Le cha­pitre sui­vant, « De l’enfance à l’universel », s’efforce de regrou­per des poètes ayant, d’une manière ou d’une autre, accordé une impor­tance par­ti­cu­lière à l’enfance. Pierre Menan­teau, pour qui « Le poète se tient à la vitre des mots », se montre sen­sible à la nature tout en culti­vant une esthé­tique de la sim­pli­cité. Née à Paris, Clod’Aria a ensuite vécu dès l’enfance en Ven­dée, à la recherche d’une vérité plei­ne­ment humaine, « avec du vent [bâtis­sant] des poèmes ».
Du Sablais Jacques Char­pen­treau, qui fut pré­sident de la Mai­son de la Poé­sie à Paris, on pourra être sen­sible au son­net Un inconnu qui dénonce avec talent les tyrans et témoigne avec sin­cé­rité de son ami­tié pour Jacques Salo­mon avec lequel le poète pre­nait le métro et qui por­tait à qua­torze ans l’étoile jaune.

Dans le cha­pitre VI, « Du lyrisme reli­gieux aux poètes phi­lo­sophes », on ren­contre des poètes por­teurs de poé­sies très dif­fé­rentes, voire anti­no­miques. Leur lien à la phi­lo­so­phie peut être claire ou anec­do­tique, voire dif­fi­ci­le­ment per­cep­tible. Georges Duret, poète pro­fes­seur de phi­lo­so­phie, cha­noine résis­tant jusqu’à la mort, per­son­na­lité atta­chante, cher­chait avec force dans le cré­pus­cule le com­men­ce­ment de l’aurore. La poé­sie d’Eusèbe de Bré­mond d’Ars, défen­seur de la lit­té­ra­ture catho­lique, est impré­gnée d’un lyrisme qui n’est pas sans pro­fon­deur.
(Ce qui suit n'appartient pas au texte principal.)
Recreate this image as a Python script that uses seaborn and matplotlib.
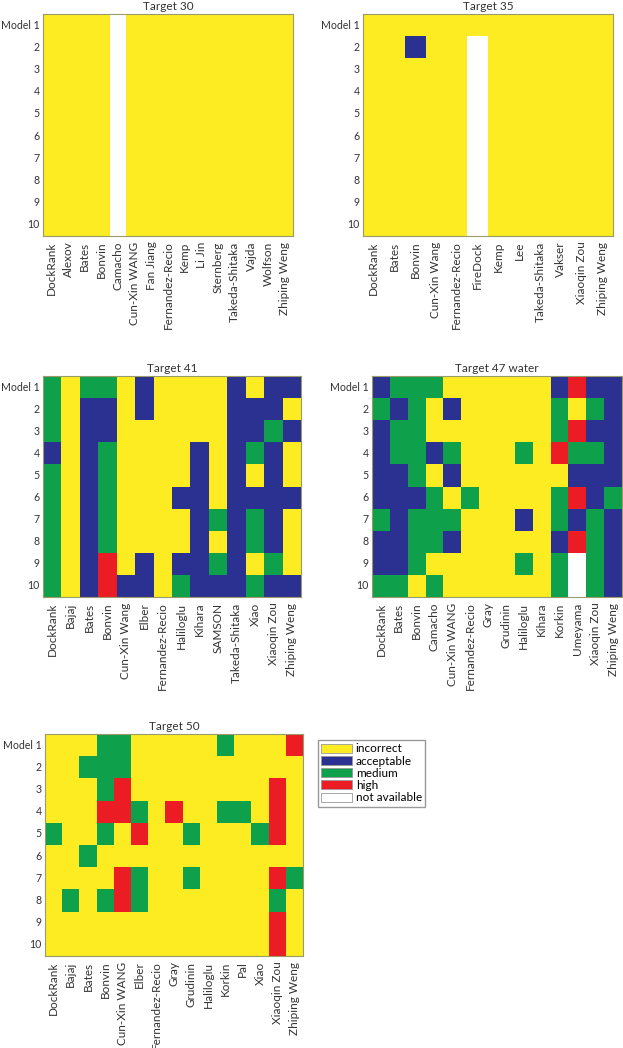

L’auteur de La Ven­dée, Louis Chaigne, lui aussi œuvrant pour la renais­sance des lettres catho­liques, est sur­tout connu pour ses ouvrages en prose où il excelle, se révé­lant sans doute ici comme l’un des meilleurs écri­vains ven­déens.
Pour ce qui est de ses poèmes pré­sen­tés dans cette antho­lo­gie his­to­rique, si l’on peut être sen­sible au sens du mys­tère qui y affleure sou­vent, ils ne paraissent pas aussi convain­cants que sa prose. Jean Rivière, le poète pay­san, chantre des tra­vaux et des jours, tel un Hésiode ven­déen, a su conju­guer une grande maî­trise et ori­gi­na­lité de la langue avec la pro­fon­deur du sens. « Nous avons résolu de vivre heu­reux sur les terres arables » affirme l’auteur de La vie simple, dont le lyrisme de la terre reste impré­gné d’une lumière mys­tique. Sans doute trouve-t-on avec ce poète l’une des plus belles incar­na­tions de ce que l’on pour­rait appe­ler l’âme ven­déenne.

L’écri­ture de Paul Tou­blanc conjugue de manière apho­ris­tique poé­sie et phi­lo­so­phie : « Faire en sorte que chaque aube qui vient soit le pré­lude d’une jour­née qui se dérou­lera comme une vic­toire de l’être sur le néant. » Louis Dubost, seul auteur de cette antho­lo­gie à être pré­senté deux fois, en tant que poète ici, en tant qu’éditeur à la fin, aurait sans doute mieux trouvé sa place dans le cha­pitre sui­vant évo­quant des iti­né­raires sin­gu­liers, sa poé­sie s’éloignant des thèmes les plus fré­quents chez les poètes de l’anthologie. Charles d’Estève, qui asso­cie volon­tiers vers et apho­risme, défi­nit avec finesse le poète comme « cise­leur d’indicible ».
Quant à Ber­nard Gras­set, dont l’auteur de l’anthologie affirme qu’il pro­longe la tra­di­tion des poètes ven­déens en quête d’absolu, ─ serait-il parmi les der­niers ? se demandera-t-on au terme de la lec­ture de cette antho­lo­gie – il sou­ligne, dans un sobre lyrisme, que « s’éloigne du gouffre / Celui qui tisse le poème. » Jigmé Thrinlé Gyatso, poète et moine boud­dhiste, met en avant « la sim­pli­cité silencieuse ».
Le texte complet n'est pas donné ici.